[Records]
┄┄┄┄┄┄┄┄┄┄

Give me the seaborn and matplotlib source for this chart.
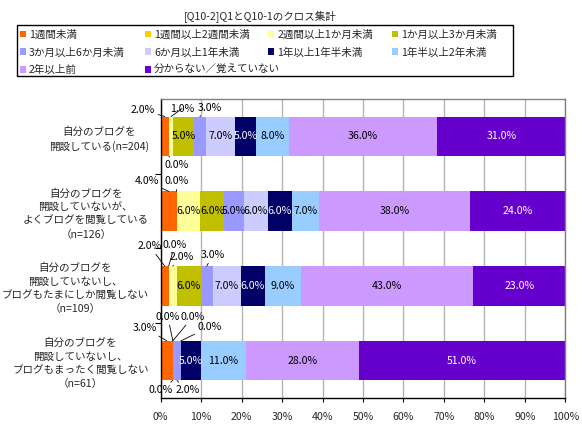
import numpy as np
import pandas as pd
import matplotlib.pyplot as plt
import seaborn as sns
from matplotlib.patches import Patch, Rectangle
from matplotlib.ticker import PercentFormatter

title = "[Q10-2]Q1とQ10-1のクロス集計"

groups = [
    "自分のブログを\n開設している(n=204)",
    "自分のブログを\n開設していないが、\nよくブログを閲覧している\n（n=126）",
    "自分のブログを\n開設していないし、\nブログもたまにしか閲覧しない\n（n=109）",
    "自分のブログを\n開設していないし、\nブログもまったく閲覧しない\n（n=61）",
]
periods = [
    "1週間未満", "1週間以上2週間未満", "2週間以上1か月未満", "1か月以上3か月未満",
    "3か月以上6か月未満", "6か月以上1年未満", "1年以上1年半未満", "1年半以上2年未満",
    "2年以上前", "分からない／覚えていない",
]

# percent of each group, in the order of periods
share_n204 = [2, 0, 1, 5, 3, 7, 5, 8, 36, 31]
share_n126 = [4, 0, 6, 6, 5, 6, 6, 7, 38, 24]
share_n109 = [2, 0, 2, 6, 3, 7, 6, 9, 43, 23]
share_n61 = [3, 0, 0, 0, 2, 0, 5, 11, 28, 51]

colors = ["#FF6600", "#FFCC00", "#FFFF99", "#C0C000", "#9999FF",
          "#CCCCFF", "#000066", "#99CCFF", "#CC99FF", "#6600CC"]
dark = {"#000066", "#6600CC"}

# small segments labelled outside the bar: (row, seg) -> pixel offset from bar edge
outside = {
    (0, 0): (-22, 7), (0, 1): (8, -9), (0, 2): (11, 8), (0, 4): (10, 9),
    (1, 0): (-22, 10), (1, 1): (0, 10),
    (2, 0): (-15, 20), (2, 1): (6, 21), (2, 2): (9, 9), (2, 4): (6, 11),
    (3, 0): (-22, 13), (3, 1): (-12, -10), (3, 2): (-5, 24), (3, 3): (20, 24),
    (3, 4): (11, -10), (3, 5): (29, 14),
}

sns.set_theme(style="white")
plt.rcParams["font.family"] = ["Noto Sans CJK JP", "DejaVu Sans"]
fs = 7.6
W, H = 582, 428

df = pd.DataFrame([share_n204, share_n126, share_n109, share_n61],
                  index=groups, columns=periods)
width = df.div(df.sum(axis=1), axis=0) * 100   # 100% stacked, like the original
cum = width.cumsum(axis=1)
start = cum - width

fig = plt.figure(figsize=(W / 100, H / 100), dpi=100)
ax = fig.add_axes([0.2761, 0.0701, 0.6952, 0.6986])
bar_h = 0.53

for i in reversed(range(len(periods))):
    sns.barplot(x=cum.iloc[:, i].values, y=groups, order=groups, orient="h",
                color=colors[i], saturation=1, width=bar_h, errorbar=None,
                linewidth=0, ax=ax)

ax.set_xlim(0, 100)
ax.set_ylim(3.5, -0.5)
ax.set_xlabel("")
ax.set_ylabel("")
ax.set_xticks(np.arange(0, 101, 10))
ax.xaxis.set_major_formatter(PercentFormatter(decimals=0))
ax.set_axisbelow(True)
ax.xaxis.grid(True, color="#b4b4b4", lw=1)

ax.tick_params(axis="x", length=3, width=0.8, color="black", direction="out",
               labelsize=fs, pad=7, bottom=True)
ax.tick_params(axis="y", which="major", length=0, labelsize=fs, pad=8.6)
ax.set_yticks([0.5, 1.5, 2.5], minor=True)
ax.tick_params(axis="y", which="minor", length=4, width=0.8, color="black",
               direction="out", left=True)
for t in ax.get_yticklabels():
    t.set_multialignment("center")
    t.set_linespacing(1.45)

for side in ["top", "right"]:
    ax.spines[side].set_color("#808080")
    ax.spines[side].set_linewidth(1)
for side in ["left", "bottom"]:
    ax.spines[side].set_color("black")
    ax.spines[side].set_linewidth(1)

# data labels
for r in range(len(groups)):
    for s in range(len(periods)):
        val = df.iloc[r, s]
        txt = f"{val:.1f}%"
        if (r, s) in outside:
            dx, dy = outside[(r, s)]
            xa = start.iloc[r, s] + width.iloc[r, s] / 2
            ya = r - bar_h / 2 if dy > 0 else r + bar_h / 2
            ax.annotate(txt, xy=(xa, ya), xytext=(dx, dy), textcoords="offset pixels",
                        ha="center", va="center", fontsize=fs, color="black",
                        arrowprops=dict(arrowstyle="-", color="black", lw=0.6,
                                        shrinkA=0, shrinkB=0))
        elif val > 0:
            xc = start.iloc[r, s] + width.iloc[r, s] / 2
            ax.text(xc, r, txt, ha="center", va="center", fontsize=fs,
                    color="white" if colors[s] in dark else "black")

fig.text(0.448, 0.963, title, ha="center", va="center", fontsize=fs)

# legend: four fixed-width columns filled row by row, inside one frame
handles = [Patch(facecolor=c, edgecolor="none") for c in colors]
col_x = [19.5, 144.5, 268, 392]
for c, x in enumerate(col_x):
    idx = list(range(c, len(periods), 4))
    leg = fig.legend([handles[i] for i in idx], [periods[i] for i in idx],
                     loc="upper left", bbox_to_anchor=(x / W, 1 - 29.5 / H),
                     bbox_transform=fig.transFigure, fontsize=fs, frameon=False,
                     handlelength=0.6, handleheight=0.6, handletextpad=0.3,
                     labelspacing=0.72, borderpad=0, borderaxespad=0)
fig.patches.append(Rectangle((17 / W, 1 - 76 / H), 496 / W, 51 / H, fill=False,
                             edgecolor="black", lw=1, transform=fig.transFigure,
                             figure=fig))

fig.savefig("out.png", dpi=100)
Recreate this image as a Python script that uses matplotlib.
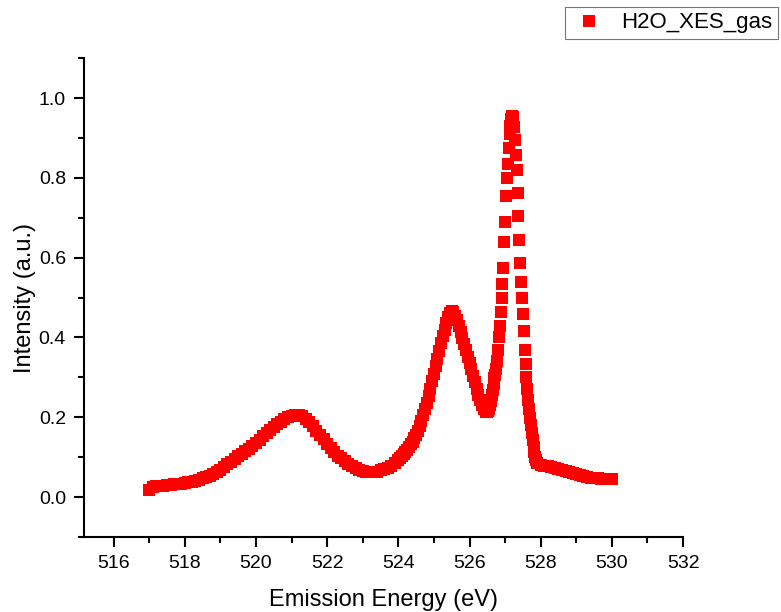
import matplotlib
matplotlib.use("Agg")
import matplotlib.pyplot as plt
from matplotlib.ticker import MultipleLocator

plt.rcParams['font.family'] = ['Liberation Sans', 'DejaVu Sans']

series_name = "H2O_XES_gas"
x_label = "Emission Energy (eV)"
y_label = "Intensity (a.u.)"

# Emission energy (eV) and intensity
energy_low = [517.0, 517.1, 517.2, 517.3, 517.4, 517.5, 517.6, 517.7, 517.8, 517.9,
              518.0, 518.1, 518.2, 518.3, 518.4, 518.5, 518.6, 518.7, 518.8, 518.9,
              519.0, 519.1, 519.2, 519.3, 519.4, 519.5, 519.6, 519.7, 519.8, 519.9,
              520.0, 520.1, 520.2, 520.3, 520.4, 520.5, 520.6, 520.7, 520.8, 520.9,
              521.0, 521.1, 521.2, 521.3, 521.4, 521.5, 521.6, 521.7, 521.8, 521.9,
              522.0, 522.1, 522.2, 522.3, 522.4, 522.5, 522.6, 522.7, 522.8, 522.9,
              523.0, 523.1, 523.2, 523.3, 523.4, 523.5, 523.6, 523.7, 523.8, 523.9]
intensity_low = [0.018, 0.025, 0.027, 0.028, 0.029, 0.030, 0.031, 0.032, 0.033, 0.034,
                 0.035, 0.037, 0.039, 0.041, 0.044, 0.047, 0.050, 0.053, 0.057, 0.062,
                 0.068, 0.076, 0.083, 0.089, 0.095, 0.102, 0.108, 0.115, 0.121, 0.128,
                 0.136, 0.144, 0.152, 0.160, 0.168, 0.175, 0.182, 0.189, 0.195, 0.200,
                 0.203, 0.205, 0.205, 0.203, 0.196, 0.187, 0.177, 0.166, 0.155, 0.145,
                 0.134, 0.123, 0.113, 0.104, 0.097, 0.090, 0.084, 0.079, 0.074, 0.069,
                 0.066, 0.064, 0.063, 0.063, 0.064, 0.067, 0.070, 0.074, 0.079, 0.085]

energy_mid = [524.0, 524.05, 524.1, 524.15, 524.2, 524.25, 524.3, 524.35, 524.4, 524.45,
              524.5, 524.55, 524.6, 524.65, 524.7, 524.75, 524.8, 524.85, 524.9, 524.95,
              525.0, 525.05, 525.1, 525.15, 525.2, 525.25, 525.3, 525.35, 525.4, 525.45,
              525.5, 525.55, 525.6, 525.65, 525.7, 525.75, 525.8, 525.85, 525.9, 525.95,
              526.0, 526.05, 526.1, 526.15, 526.2, 526.25, 526.3, 526.35, 526.4, 526.45]
intensity_mid = [0.093, 0.097, 0.102, 0.107, 0.113, 0.119, 0.125, 0.132, 0.139, 0.147,
                 0.156, 0.166, 0.178, 0.191, 0.205, 0.220, 0.236, 0.253, 0.271, 0.290,
                 0.309, 0.328, 0.347, 0.366, 0.385, 0.403, 0.420, 0.437, 0.452, 0.462,
                 0.466, 0.464, 0.455, 0.443, 0.428, 0.413, 0.399, 0.384, 0.368, 0.352,
                 0.336, 0.320, 0.304, 0.288, 0.272, 0.257, 0.243, 0.230, 0.220, 0.214]

energy_peak = [526.5, 526.525, 526.55, 526.575, 526.6, 526.625, 526.65, 526.675, 526.7, 526.725,
               526.75, 526.775, 526.8, 526.825, 526.85, 526.875, 526.9, 526.925, 526.95, 526.975,
               527.0, 527.025, 527.05, 527.075, 527.1, 527.125, 527.15, 527.175, 527.2, 527.225,
               527.25, 527.275, 527.3, 527.325, 527.35, 527.375, 527.4, 527.425, 527.45, 527.475,
               527.5, 527.525, 527.55, 527.575, 527.6, 527.625, 527.65, 527.675, 527.7, 527.725,
               527.75, 527.775, 527.8, 527.825, 527.85, 527.875, 527.9]
intensity_peak = [0.213, 0.216, 0.222, 0.231, 0.242, 0.255, 0.269, 0.284, 0.299, 0.305,
                  0.320, 0.340, 0.368, 0.400, 0.430, 0.465, 0.500, 0.535, 0.575, 0.640,
                  0.690, 0.755, 0.800, 0.835, 0.875, 0.910, 0.930, 0.948, 0.955, 0.952,
                  0.928, 0.896, 0.857, 0.820, 0.763, 0.704, 0.645, 0.587, 0.540, 0.498,
                  0.460, 0.417, 0.368, 0.333, 0.300, 0.270, 0.243, 0.220, 0.198, 0.180,
                  0.160, 0.142, 0.125, 0.112, 0.100, 0.092, 0.086]

energy_high = [528.0, 528.1, 528.2, 528.3, 528.4, 528.5, 528.6, 528.7, 528.8, 528.9,
               529.0, 529.1, 529.2, 529.3, 529.4, 529.5, 529.6, 529.7, 529.8, 529.9, 530.0]
intensity_high = [0.080, 0.078, 0.077, 0.075, 0.073, 0.070, 0.067, 0.065, 0.062, 0.060,
                  0.057, 0.055, 0.053, 0.051, 0.049, 0.048, 0.047, 0.046, 0.046, 0.045, 0.045]

energy = energy_low + energy_mid + energy_peak + energy_high
intensity = intensity_low + intensity_mid + intensity_peak + intensity_high

fig = plt.figure(figsize=(7.81, 6.12), dpi=100)
ax = fig.add_axes([0.1076, 0.1225, 0.767, 0.7825])

ax.plot(energy, intensity, linestyle='none', marker='s', markersize=8.2,
        color='#ff0000', markeredgewidth=0, label=series_name)

ax.set_xlim(515.17, 532.0)
ax.set_ylim(-0.1, 1.1)
ax.xaxis.set_major_locator(MultipleLocator(2))
ax.xaxis.set_minor_locator(MultipleLocator(1))
ax.yaxis.set_major_locator(MultipleLocator(0.2))
ax.yaxis.set_minor_locator(MultipleLocator(0.1))
ax.set_yticks([0.0, 0.2, 0.4, 0.6, 0.8, 1.0])
ax.set_yticklabels(['0.0', '0.2', '0.4', '0.6', '0.8', '1.0'])

for side in ['top', 'right']:
    ax.spines[side].set_visible(False)
for side in ['left', 'bottom']:
    ax.spines[side].set_linewidth(1.5)
ax.tick_params(which='major', direction='out', length=7, width=1.5, labelsize=14, pad=6)
ax.tick_params(which='minor', direction='out', length=4, width=1.5)

ax.set_xlabel(x_label, fontsize=17, labelpad=12)
ax.set_ylabel(y_label, fontsize=17, labelpad=2)

leg = fig.legend(loc='upper right', bbox_to_anchor=(0.996, 0.989), fontsize=16,
                 frameon=True, fancybox=False, edgecolor='#555555',
                 borderaxespad=0.0, handlelength=1.7, handletextpad=0.6,
                 borderpad=0.25, markerscale=1.0)
leg.get_frame().set_linewidth(0.8)

fig.savefig('out.png', dpi=100)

┄┄┄┄┄┄┄┄┄┄

[Written request]
Copy the records above exactly, from the first line through the line containing "linewidth=0, ax=ax)", and leave out the pictures.

[Response for this exercise]
Give me the seaborn and matplotlib source for this chart.
import numpy as np
import pandas as pd
import matplotlib.pyplot as plt
import seaborn as sns
from matplotlib.patches import Patch, Rectangle
from matplotlib.ticker import PercentFormatter

title = "[Q10-2]Q1とQ10-1のクロス集計"

groups = [
    "自分のブログを\n開設している(n=204)",
    "自分のブログを\n開設していないが、\nよくブログを閲覧している\n（n=126）",
    "自分のブログを\n開設していないし、\nブログもたまにしか閲覧しない\n（n=109）",
    "自分のブログを\n開設していないし、\nブログもまったく閲覧しない\n（n=61）",
]
periods = [
    "1週間未満", "1週間以上2週間未満", "2週間以上1か月未満", "1か月以上3か月未満",
    "3か月以上6か月未満", "6か月以上1年未満", "1年以上1年半未満", "1年半以上2年未満",
    "2年以上前", "分からない／覚えていない",
]

# percent of each group, in the order of periods
share_n204 = [2, 0, 1, 5, 3, 7, 5, 8, 36, 31]
share_n126 = [4, 0, 6, 6, 5, 6, 6, 7, 38, 24]
share_n109 = [2, 0, 2, 6, 3, 7, 6, 9, 43, 23]
share_n61 = [3, 0, 0, 0, 2, 0, 5, 11, 28, 51]

colors = ["#FF6600", "#FFCC00", "#FFFF99", "#C0C000", "#9999FF",
          "#CCCCFF", "#000066", "#99CCFF", "#CC99FF", "#6600CC"]
dark = {"#000066", "#6600CC"}

# small segments labelled outside the bar: (row, seg) -> pixel offset from bar edge
outside = {
    (0, 0): (-22, 7), (0, 1): (8, -9), (0, 2): (11, 8), (0, 4): (10, 9),
    (1, 0): (-22, 10), (1, 1): (0, 10),
    (2, 0): (-15, 20), (2, 1): (6, 21), (2, 2): (9, 9), (2, 4): (6, 11),
    (3, 0): (-22, 13), (3, 1): (-12, -10), (3, 2): (-5, 24), (3, 3): (20, 24),
    (3, 4): (11, -10), (3, 5): (29, 14),
}

sns.set_theme(style="white")
plt.rcParams["font.family"] = ["Noto Sans CJK JP", "DejaVu Sans"]
fs = 7.6
W, H = 582, 428

df = pd.DataFrame([share_n204, share_n126, share_n109, share_n61],
                  index=groups, columns=periods)
width = df.div(df.sum(axis=1), axis=0) * 100   # 100% stacked, like the original
cum = width.cumsum(axis=1)
start = cum - width

fig = plt.figure(figsize=(W / 100, H / 100), dpi=100)
ax = fig.add_axes([0.2761, 0.0701, 0.6952, 0.6986])
bar_h = 0.53

for i in reversed(range(len(periods))):
    sns.barplot(x=cum.iloc[:, i].values, y=groups, order=groups, orient="h",
                color=colors[i], saturation=1, width=bar_h, errorbar=None,
                linewidth=0, ax=ax)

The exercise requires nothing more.